2) Music education at the earliest possible age.
“…Edwin Gordon has identified early childhood as the period of developmental music aptitude (1988). During these years, music potential or aptitude, which is based on the complex construct of audiation, is in a state of change. Because of this state of change, the child’s musical aptitude is vulnerable to positive or negative influences through both instruction and environment. Without sufficient stimulation and exposure, a child has little with which to experiment and learn through his or her musical play. The most typical negative influence on developmental music aptitude is simply neglect. Hence, the inborn potential for musical growth may actually atrophy….”
The Importance of Music in Early Childhood, Lili M. Levinowitz, General Music Today, Fall 1998. Also, Learning Sequences in Music: Skill, Content, and Patterns, Edwin Gordon, Chicago: G.I.A., 1988.
3) Music education administered for a minimum 4 hours per week.

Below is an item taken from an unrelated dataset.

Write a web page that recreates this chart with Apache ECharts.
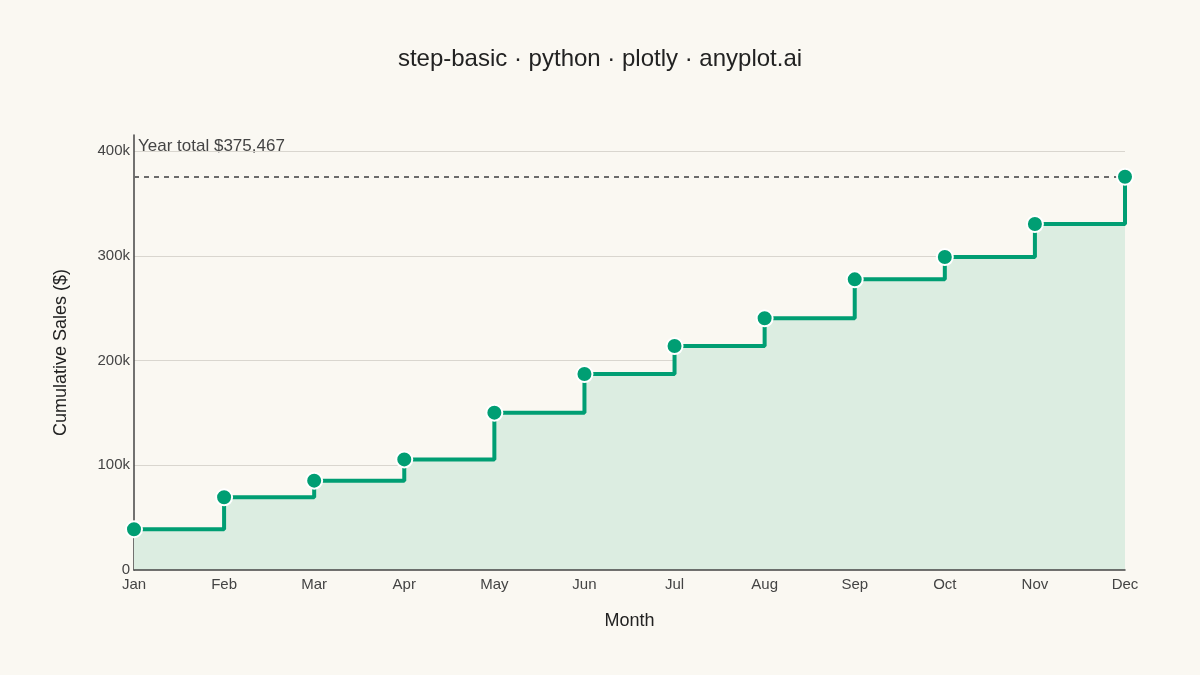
<!DOCTYPE html>
<html>
<head>
<meta charset="utf-8">
<script src="https://cdn.jsdelivr.net/npm/echarts@6/dist/echarts.min.js"></script>
<style>
  html, body { margin: 0; padding: 0; background: #faf8f2; }
  #chart { width: 1200px; height: 675px; }
</style>
</head>
<body>
<div id="chart"></div>
<script>
// month labels and cumulative sales ($)
var months = ['Jan', 'Feb', 'Mar', 'Apr', 'May', 'Jun', 'Jul', 'Aug', 'Sep', 'Oct', 'Nov', 'Dec'];
var cumulativeSales = [38900, 69400, 85300, 105600, 150200, 187100, 213800, 240300, 277500, 298800, 330300, 375467];
var yearTotal = 375467;
var yTicks = [0, 100000, 200000, 300000, 400000];

var chart = echarts.init(document.getElementById('chart'));

function fmtK(v) {
  return v === 0 ? '0' : (v / 1000) + 'k';
}

var option = {
  backgroundColor: '#faf8f2',
  textStyle: { fontFamily: 'Liberation Sans, Arial, sans-serif' },
  title: {
    text: 'step-basic · python · plotly · anyplot.ai',
    left: 'center',
    top: 42,
    textStyle: { fontSize: 24, fontWeight: 'normal', color: '#222' }
  },
  grid: { left: 134, right: 75, top: 135, bottom: 105, containLabel: false },
  xAxis: {
    type: 'category',
    data: months,
    boundaryGap: false,
    z: 5,
    name: 'Month',
    nameLocation: 'middle',
    nameGap: 42,
    nameTextStyle: { fontSize: 18, color: '#222' },
    axisLine: { lineStyle: { color: '#444', width: 1.5 } },
    axisTick: { show: false },
    axisLabel: { fontSize: 15, color: '#444', margin: 7, showMaxLabel: true },
    splitLine: { show: false }
  },
  yAxis: {
    type: 'value',
    min: yTicks[0],
    max: 415300,
    interval: 100000,
    name: 'Cumulative Sales ($)',
    nameLocation: 'middle',
    nameGap: 64,
    nameTextStyle: { fontSize: 18, color: '#222' },
    axisLine: { show: true, lineStyle: { color: '#444', width: 1.5 } },
    axisTick: { show: false },
    axisLabel: {
      fontSize: 15,
      color: '#444',
      margin: 4,
      showMaxLabel: false,
      formatter: fmtK
    },
    splitLine: {
      show: true,
      showMinLine: false,
      showMaxLine: false,
      lineStyle: { color: '#d9d6cf', width: 1.2 }
    }
  },
  series: [{
    name: 'Cumulative Sales',
    type: 'line',
    step: 'end',
    data: cumulativeSales,
    symbol: 'circle',
    symbolSize: 16,
    clip: true,
    lineStyle: { color: '#009e73', width: 4 },
    itemStyle: { color: '#009e73', borderColor: '#ffffff', borderWidth: 2 },
    areaStyle: { color: '#dcede1', opacity: 1 },
    z: 3,
    markLine: {
      silent: true,
      symbol: 'none',
      label: { show: false },
      lineStyle: { color: '#6b6b6b', type: [5, 5], width: 2 },
      data: [{ yAxis: yearTotal }],
      z: 2
    }
  }],
  graphic: [{
    type: 'text',
    left: 138,
    top: 138,
    style: {
      text: 'Year total $' + yearTotal.toLocaleString('en-US'),
      fontSize: 17,
      fill: '#444',
      fontFamily: 'Liberation Sans, Arial, sans-serif'
    }
  }]
};

chart.setOption(option);
</script>
</body>
</html>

“…Instrument and ensemble opportunities vary based on teacher and program availability but typically include at least 4 hours per week of group instrumental instruction. For the students involved in this research study, once they began instrumental classes they continued their training on that same instrument for the duration of the study….”
Research report – Music training improves speech-in-noise perception: Longitudinal evidence from a community-based music program, Jessica Slater, Erika Skoea, Dana L. Strait, Samantha O’Connell, Elaine Thompson, Nina Kraus, Behavioural Brain Research, 2015.
4) Music education practiced for a minimum of 2 years.
“…We partnered with Harmony Project, a community mentorship foundation that provides free music instruction to gradeschoolers from Los Angeles gang reduction zones. After two years –but not one—music training engendered subtle but meaningful improvement in their brains’ reaction to speech, a measure closely related to literacy and listening outcomes. Engagement influenced improvement, with more active students (those who played an instrument for instance, in contrast to those who took music appreciation classes) making greater gains. Moreover, in contrast to the control group whose literacy performance declined (as expected for low SES students), a possible similar dip was buffered by music training, with music students staying on track with national norms. Finally, the ability to understand speech in noisy backgrounds also improved in the music group….”
Neuroeducation: From the lab to the classroom, Auditory Neuroscience Laboratory, Northwestern University, Nina Kraus, 2015.